The life of the deep Orson Welles nerd is riddled with redundancy. Though there is a library full of secondary source material to complement the relatively few films the great master actually finished, the books and documentaries tend to spin the same yarn: Boy genius rides the astonishing success of the War of the Worlds radio broadcast into the sweetest Hollywood contract of all time, makes the greatest film anyone has ever seen (Citizen Kane), then spends the next 50 years languishing on the cloudy borderline between the purgatory of self-sabotage and the hell of thwarted promise.

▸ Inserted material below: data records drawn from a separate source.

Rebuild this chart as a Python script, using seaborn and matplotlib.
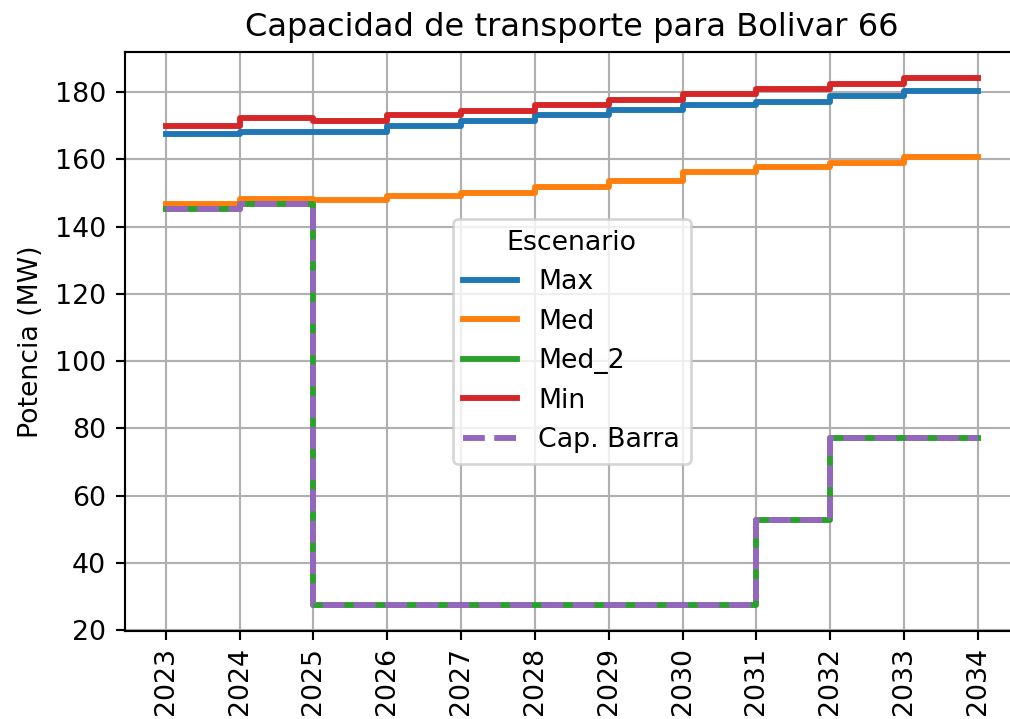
import numpy as np
import pandas as pd
import seaborn as sns
import matplotlib.pyplot as plt

years = [2023, 2024, 2025, 2026, 2027, 2028, 2029, 2030, 2031, 2032, 2033, 2034]

max_vals = [167.5, 168.2, 168.2, 169.8, 171.3, 173.1, 174.6, 176.2, 177.0, 178.7, 180.2, 180.2]
med_vals = [146.8, 148.2, 147.8, 149.2, 150.0, 151.8, 153.7, 156.1, 157.6, 158.9, 160.8, 160.8]
min_vals = [169.8, 172.3, 171.3, 173.1, 174.4, 176.2, 177.7, 179.3, 181.0, 182.5, 184.1, 184.1]
cap_barra = [145.3, 146.8, 27.6, 27.6, 27.6, 27.6, 27.6, 27.6, 52.8, 77.3, 77.3, 77.3]
med2_vals = list(cap_barra)

scenarios = {"Max": max_vals, "Med": med_vals, "Med_2": med2_vals, "Min": min_vals}

### Build long dataframe
rows = []
for name, vals in scenarios.items():
    for y, v in zip(years, vals):
        rows.append({"Año": y, "Potencia": v, "Escenario": name})
df = pd.DataFrame(rows)
df_cap = pd.DataFrame({"Año": years, "Potencia": cap_barra})

dpi = 193
fig = plt.figure(figsize=(1010 / dpi, 719 / dpi), dpi=dpi)
ax = fig.add_axes([0.1238, 0.1224, 0.8847, 0.8053])

sns.lineplot(data=df, x="Año", y="Potencia", hue="Escenario",
             palette=["tab:blue", "tab:orange", "tab:green", "tab:red"],
             drawstyle="steps-post", linewidth=2.2, ax=ax)
sns.lineplot(data=df_cap, x="Año", y="Potencia", color="tab:purple",
             linestyle="--", drawstyle="steps-post", linewidth=2.2,
             label="Cap. Barra", ax=ax)

ax.set_xticks(years)
ax.set_xticklabels([str(y) for y in years], rotation=90)
ax.tick_params(axis="x", pad=2.5)
ax.set_xlabel("")
ax.set_ylabel("Potencia (MW)")
ax.set_title("Capacidad de transporte para Bolivar 66", fontsize=12)
ax.grid(True)
ax.legend(title="Escenario", loc="center")

fig.savefig("out.png", dpi=dpi)
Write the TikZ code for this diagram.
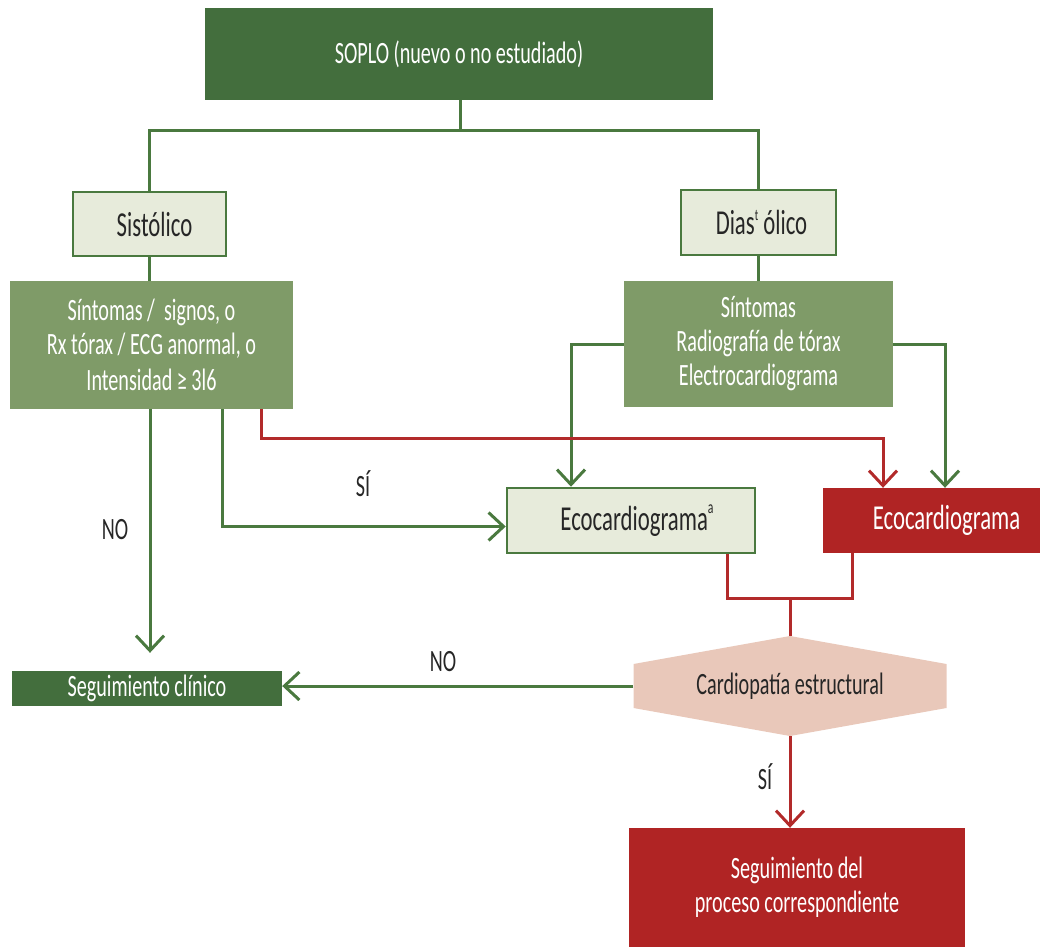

It would be something if the documentary Magician: The Astonishing Life & Work of Orson Welles had some new information to bestow on the faithful legion of Wellesophiles—a frame or two of the original Magnificent Ambersons ending, a secret film of The Cradle Will Rock, a wire recording of him arguing with Herman Mankiewicz and John Houseman—but at this point, the vaults have been pretty well raided. That leaves the job of assembling a definitive telling of the Welles legend, with dissenting views intact, so that future generations too lazy to read biographies can be disabused of the notion that one of the truly fascinating artists of the 20th century was just a fat old drunk barking abuse at frozen pea commercial writers on YouTube. Documentarian Chuck Workman—whose excellent films Superstar and The Source performed similar services for Andy Warhol and Jack Kerouac—rises to that challenge admirably, providing a reverent but not uncritical history of Welles's life and work. There is fantastic footage, including film clips of his infamous Mercury stage productions—Macbeth with an all-black cast and Julius Caesar in fascist regalia—and sharp commentary.
Every Welles story asks the same question: Why did this brilliant maker spend so many dissolute years almost-but-not-quite getting it together for one last triumph? They also tend to offer the same stock answers—art versus commerce, the curse of early success, Hollywood's contempt for genius. Though Magician does make the dubious case that Chimes at Midnight was just such a late-stage masterpiece, its greatest trick lies in showing the how, and letting you speculate on the why. Workman focuses on the work but leaves plenty of room for Welles's human dimension, his peculiar gift for the kind of self-effacement only a pure narcissist can master, and revels in the enduring pleasure of his incredible, deathless voice.